Protests have been held in major cities across Pakistan to denounce what they called a “theft” of the mandate of former Pakistani Prime Minister Imran Khan’s party in the Punjab provincial assembly.
Khan’s Pakistan Tehreek-e-Insaf (PTI) party on Friday lost a key vote in the local assembly in Pakistan’s most populous Punjab province, despite winning a by-election there earlier this week.
The vote was held to determine whether the province’s sitting chief minister – Hamza Sharbaz Sharif, the son of the country’s Prime Minister Shehbaz Sharif – enjoyed the backing of the majority of legislators in the local parliament.
Sharif retained his post in another blow to Khan, whose PTI party and its allies had hoped to form a new provincial government in Punjab.
“They have stolen the mandate of Imran Khan. They have betrayed the nation. People won’t tolerate this. We have tolerated this for too long,” protester Shazia Imran told the Associated Press in Pakistan’s largest city of Karachi.
Twenty seats were up for grabs in the Punjab by-election, which was seen as a popularity test for the former international cricket star dismissed by a no-confidence vote in April.
The bloc won 15 of the seats in the 371-member provincial assembly, with Sharif’s Pakistan Muslim League-N (PML-N) taking four, and one going to an independent.
In Friday’s vote, Khan’s candidate for chief minister, Parvez Elahi, initially won 186 votes but the provincial assembly’s deputy speaker, Dost Muhammad Mazari, invalidated 10 of those votes over violations of voting regulations.
Under Pakistani law, votes are disqualified if legislators vote contrary to their party’s instructions.
In a statement broadcast on national television, Mazari announced that 10 legislators from the Pakistan Muslim League headed by Shujaat Hussain, a Khan ally, had voted contrary to demands from their leader, Hussain, who had allegedly asked they abstain from voting.
In the end, Hamza Shahbaz Sharif won 179 votes on Friday, retaining his post.
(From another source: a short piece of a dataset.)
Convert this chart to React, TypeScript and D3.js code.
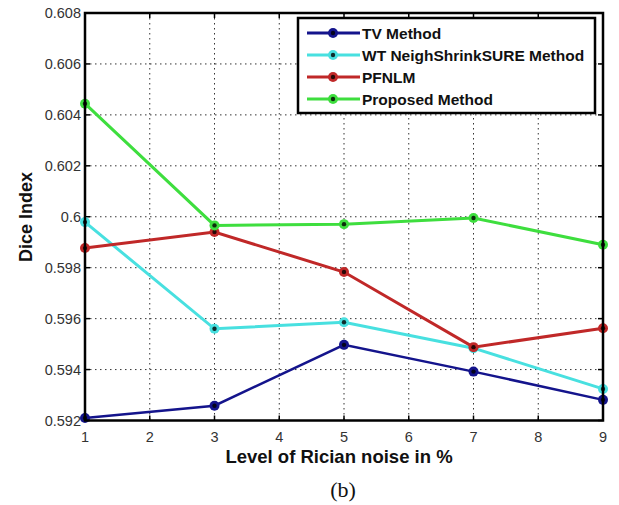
import React from "react";
import * as d3 from "d3";

const noise = [1, 3, 5, 7, 9];
const tvMethod = [0.5921, 0.59258, 0.59497, 0.59392, 0.59281];
const wtMethod = [0.59979, 0.5956, 0.59586, 0.59484, 0.59324];
const pfnlm = [0.59877, 0.5994, 0.59783, 0.59488, 0.59562];
const proposed = [0.60444, 0.59966, 0.59971, 0.59995, 0.5989];
const seriesNames = ["TV Method", "WT NeighShrinkSURE Method", "PFNLM", "Proposed Method"];
const seriesColors = ["#14148c", "#48e0e0", "#c02828", "#3ede3e"];
const xTicks = [1, 2, 3, 4, 5, 6, 7, 8, 9];
const yTicks = [0.592, 0.594, 0.596, 0.598, 0.6, 0.602, 0.604, 0.606, 0.608];
const yTickLabels = ["0.592", "0.594", "0.596", "0.598", "0.6", "0.602", "0.604", "0.606", "0.608"];

export default function App() {
  const W = 619, H = 505;
  const L = 85, R = 603, T = 13, B = 420.5;
  const x = d3.scaleLinear().domain([1, 9]).range([L, R]);
  const y = d3.scaleLinear().domain([0.592, 0.608]).range([B, T]);
  const all = [tvMethod, wtMethod, pfnlm, proposed];
  const line = d3.line<number>().x((_, i) => x(noise[i])).y((d) => y(d));
  const font = "Arial, 'Liberation Sans', sans-serif";
  const legX = 298, legY = 18, legW = 297, legH = 95;
  const rowYs = [33, 55, 77, 99];
  return (
    <svg width={W} height={H} style={{ position: "absolute", left: 0, top: 0, background: "#fff" }}>
      <rect x={0} y={0} width={W} height={H} fill="#fff" />
      {xTicks.slice(1, -1).map((t) => (
        <line key={"gx" + t} x1={x(t)} x2={x(t)} y1={T} y2={B} stroke="#333" strokeWidth={1} strokeDasharray="1.5,3.5" />
      ))}
      {yTicks.slice(1, -1).map((t) => (
        <line key={"gy" + t} x1={L} x2={R} y1={y(t)} y2={y(t)} stroke="#333" strokeWidth={1} strokeDasharray="1.5,3.5" />
      ))}
      {xTicks.map((t) => (
        <g key={"tx" + t}>
          <line x1={x(t)} x2={x(t)} y1={B} y2={B - 5} stroke="#000" strokeWidth={1.5} />
          <line x1={x(t)} x2={x(t)} y1={T} y2={T + 5} stroke="#000" strokeWidth={1.5} />
          <text x={x(t)} y={B + 21} textAnchor="middle" fontFamily={font} fontSize={14.5} fill="#333">{t}</text>
        </g>
      ))}
      {yTicks.map((t, i) => (
        <g key={"ty" + t}>
          <line x1={L} x2={L + 5} y1={y(t)} y2={y(t)} stroke="#000" strokeWidth={1.5} />
          <line x1={R} x2={R - 5} y1={y(t)} y2={y(t)} stroke="#000" strokeWidth={1.5} />
          <text x={L - 4} y={y(t) + 5} textAnchor="end" fontFamily={font} fontSize={14.5} fill="#333">{yTickLabels[i]}</text>
        </g>
      ))}
      {all.map((vals, si) => (
        <g key={"s" + si}>
          <path d={line(vals) || ""} fill="none" stroke={seriesColors[si]} strokeWidth={si === 0 ? 2.5 : 3} />
          {vals.map((v, i) => (
            <g key={i}>
              <circle cx={x(noise[i])} cy={y(v)} r={5} fill={seriesColors[si]} />
              <circle cx={x(noise[i])} cy={y(v)} r={2.2} fill="#000" opacity={0.8} />
            </g>
          ))}
        </g>
      ))}
      <rect x={L} y={T} width={R - L} height={B - T} fill="none" stroke="#000" strokeWidth={2.5} />
      <rect x={legX} y={legY} width={legW} height={legH} fill="#fff" stroke="#000" strokeWidth={2.5} />
      {seriesNames.map((n, i) => (
        <g key={"l" + i}>
          <line x1={307} x2={360} y1={rowYs[i]} y2={rowYs[i]} stroke={seriesColors[i]} strokeWidth={3} />
          <circle cx={333} cy={rowYs[i]} r={5} fill={seriesColors[i]} />
          <circle cx={333} cy={rowYs[i]} r={2.2} fill="#000" opacity={0.8} />
          <text x={362} y={rowYs[i] + 5.5} fontFamily={font} fontSize={15.5} fontWeight="bold" fill="#111">{n}</text>
        </g>
      ))}
      <text x={339} y={463} textAnchor="middle" fontFamily={font} fontSize={18.5} fontWeight="bold" fill="#111">Level of Rician noise in %</text>
      <text transform={`translate(32,217) rotate(-90)`} textAnchor="middle" fontFamily={font} fontSize={18} fontWeight="bold" fill="#111">Dice Index</text>
      <text x={343} y={497} textAnchor="middle" fontFamily="'Liberation Serif', 'Times New Roman', serif" fontSize={22} fill="#111">(b)</text>
    </svg>
  );
}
Khan claimed his opponents had resorted to political machinations and called on his countrymen to rally against Mazari’s ruling.
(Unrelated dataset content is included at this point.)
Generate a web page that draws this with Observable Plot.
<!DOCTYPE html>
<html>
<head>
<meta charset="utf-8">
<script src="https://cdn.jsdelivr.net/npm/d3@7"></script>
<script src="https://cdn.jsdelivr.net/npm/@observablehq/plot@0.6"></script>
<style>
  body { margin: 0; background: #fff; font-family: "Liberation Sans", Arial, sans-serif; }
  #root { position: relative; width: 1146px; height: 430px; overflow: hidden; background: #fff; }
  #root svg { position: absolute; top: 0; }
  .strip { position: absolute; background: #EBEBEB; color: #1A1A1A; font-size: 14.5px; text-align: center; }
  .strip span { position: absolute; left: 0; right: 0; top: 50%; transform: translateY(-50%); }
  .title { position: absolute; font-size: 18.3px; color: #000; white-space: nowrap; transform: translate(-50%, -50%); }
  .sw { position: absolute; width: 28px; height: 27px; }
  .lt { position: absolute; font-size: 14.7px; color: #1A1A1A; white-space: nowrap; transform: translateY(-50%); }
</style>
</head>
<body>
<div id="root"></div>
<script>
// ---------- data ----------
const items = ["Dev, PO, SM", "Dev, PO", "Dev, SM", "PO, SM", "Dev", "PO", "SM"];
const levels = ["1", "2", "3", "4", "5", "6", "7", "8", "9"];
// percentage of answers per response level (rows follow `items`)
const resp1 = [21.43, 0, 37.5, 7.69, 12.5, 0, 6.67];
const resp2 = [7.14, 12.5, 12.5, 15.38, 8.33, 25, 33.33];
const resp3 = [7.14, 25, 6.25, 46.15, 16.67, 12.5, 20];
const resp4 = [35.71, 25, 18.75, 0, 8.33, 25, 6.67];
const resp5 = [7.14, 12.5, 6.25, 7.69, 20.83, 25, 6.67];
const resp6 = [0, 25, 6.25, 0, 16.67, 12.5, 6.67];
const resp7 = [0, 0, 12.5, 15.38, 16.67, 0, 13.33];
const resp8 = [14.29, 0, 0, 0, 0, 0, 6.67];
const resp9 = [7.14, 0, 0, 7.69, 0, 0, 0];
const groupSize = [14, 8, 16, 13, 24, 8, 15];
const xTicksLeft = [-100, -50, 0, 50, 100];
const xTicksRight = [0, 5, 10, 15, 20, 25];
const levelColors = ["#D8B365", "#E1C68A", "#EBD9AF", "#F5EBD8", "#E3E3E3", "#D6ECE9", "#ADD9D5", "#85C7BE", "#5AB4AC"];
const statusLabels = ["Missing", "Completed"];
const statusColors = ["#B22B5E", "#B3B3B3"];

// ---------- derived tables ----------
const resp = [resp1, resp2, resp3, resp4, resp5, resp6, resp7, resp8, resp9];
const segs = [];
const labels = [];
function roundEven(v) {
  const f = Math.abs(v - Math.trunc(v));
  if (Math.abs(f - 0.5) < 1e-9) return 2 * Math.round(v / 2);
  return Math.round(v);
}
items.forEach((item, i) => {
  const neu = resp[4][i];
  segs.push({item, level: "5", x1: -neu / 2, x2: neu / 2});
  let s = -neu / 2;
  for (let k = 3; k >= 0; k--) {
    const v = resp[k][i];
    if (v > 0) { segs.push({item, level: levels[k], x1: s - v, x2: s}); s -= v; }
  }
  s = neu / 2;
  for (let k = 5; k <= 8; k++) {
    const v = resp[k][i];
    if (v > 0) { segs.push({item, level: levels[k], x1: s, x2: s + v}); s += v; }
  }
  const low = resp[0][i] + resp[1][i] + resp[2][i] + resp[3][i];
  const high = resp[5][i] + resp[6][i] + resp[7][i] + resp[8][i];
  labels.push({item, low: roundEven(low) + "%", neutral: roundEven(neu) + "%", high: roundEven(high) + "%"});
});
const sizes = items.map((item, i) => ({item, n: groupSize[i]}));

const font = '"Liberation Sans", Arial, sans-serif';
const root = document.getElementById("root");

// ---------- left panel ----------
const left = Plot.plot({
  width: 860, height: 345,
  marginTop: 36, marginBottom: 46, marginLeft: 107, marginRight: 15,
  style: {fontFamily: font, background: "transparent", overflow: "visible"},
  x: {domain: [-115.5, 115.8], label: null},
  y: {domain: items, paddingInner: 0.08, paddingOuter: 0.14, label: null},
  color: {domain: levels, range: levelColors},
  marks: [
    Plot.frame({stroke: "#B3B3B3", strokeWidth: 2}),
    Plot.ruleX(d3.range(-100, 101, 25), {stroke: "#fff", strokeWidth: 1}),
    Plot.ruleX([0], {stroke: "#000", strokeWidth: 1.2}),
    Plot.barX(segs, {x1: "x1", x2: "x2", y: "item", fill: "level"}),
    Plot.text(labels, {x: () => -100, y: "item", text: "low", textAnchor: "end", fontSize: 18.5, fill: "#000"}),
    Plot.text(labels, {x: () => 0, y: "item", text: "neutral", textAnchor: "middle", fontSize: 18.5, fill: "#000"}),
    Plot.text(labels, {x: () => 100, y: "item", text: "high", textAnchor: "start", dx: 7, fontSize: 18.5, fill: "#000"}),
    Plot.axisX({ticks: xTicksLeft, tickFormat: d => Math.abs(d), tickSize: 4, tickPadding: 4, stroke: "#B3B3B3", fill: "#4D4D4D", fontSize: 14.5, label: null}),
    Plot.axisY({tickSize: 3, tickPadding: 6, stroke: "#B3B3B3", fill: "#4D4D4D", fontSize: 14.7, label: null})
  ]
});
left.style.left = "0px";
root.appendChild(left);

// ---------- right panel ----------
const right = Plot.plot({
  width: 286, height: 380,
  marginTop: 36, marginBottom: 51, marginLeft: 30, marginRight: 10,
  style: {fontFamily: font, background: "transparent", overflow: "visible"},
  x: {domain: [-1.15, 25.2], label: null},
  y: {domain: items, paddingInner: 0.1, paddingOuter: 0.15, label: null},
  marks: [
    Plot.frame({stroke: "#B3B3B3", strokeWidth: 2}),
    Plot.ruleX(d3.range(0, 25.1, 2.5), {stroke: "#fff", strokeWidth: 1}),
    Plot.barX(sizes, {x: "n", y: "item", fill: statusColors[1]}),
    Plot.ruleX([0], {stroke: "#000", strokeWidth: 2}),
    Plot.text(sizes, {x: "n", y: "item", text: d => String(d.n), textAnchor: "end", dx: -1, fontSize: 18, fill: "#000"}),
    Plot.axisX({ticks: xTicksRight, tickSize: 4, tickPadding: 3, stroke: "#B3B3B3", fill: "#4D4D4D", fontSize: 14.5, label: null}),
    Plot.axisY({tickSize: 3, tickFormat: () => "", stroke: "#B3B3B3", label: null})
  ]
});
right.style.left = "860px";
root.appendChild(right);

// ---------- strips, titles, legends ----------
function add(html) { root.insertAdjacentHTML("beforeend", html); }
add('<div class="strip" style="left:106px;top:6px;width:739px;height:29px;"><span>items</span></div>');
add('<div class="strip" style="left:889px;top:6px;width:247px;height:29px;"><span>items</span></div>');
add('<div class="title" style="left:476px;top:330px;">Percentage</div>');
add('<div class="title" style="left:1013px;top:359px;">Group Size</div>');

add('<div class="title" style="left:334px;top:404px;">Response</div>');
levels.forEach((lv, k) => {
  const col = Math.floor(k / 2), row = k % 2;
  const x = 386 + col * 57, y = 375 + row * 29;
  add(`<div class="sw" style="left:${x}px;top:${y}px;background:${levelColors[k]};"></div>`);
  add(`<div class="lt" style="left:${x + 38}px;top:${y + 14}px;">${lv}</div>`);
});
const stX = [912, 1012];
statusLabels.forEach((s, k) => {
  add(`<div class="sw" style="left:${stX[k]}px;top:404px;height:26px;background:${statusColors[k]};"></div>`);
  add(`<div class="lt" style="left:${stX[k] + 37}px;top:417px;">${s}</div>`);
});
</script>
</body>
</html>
Khan has claimed the no-confidence vote that removed him was a United States conspiracy – a charge that both his successor and Washington deny.
He wants the new prime minister, Sharif, to call early parliamentary elections to determine which one of them is more popular in Pakistan.
Sharif has refused to accept the challenge, saying the next elections will be held on time, in 2023.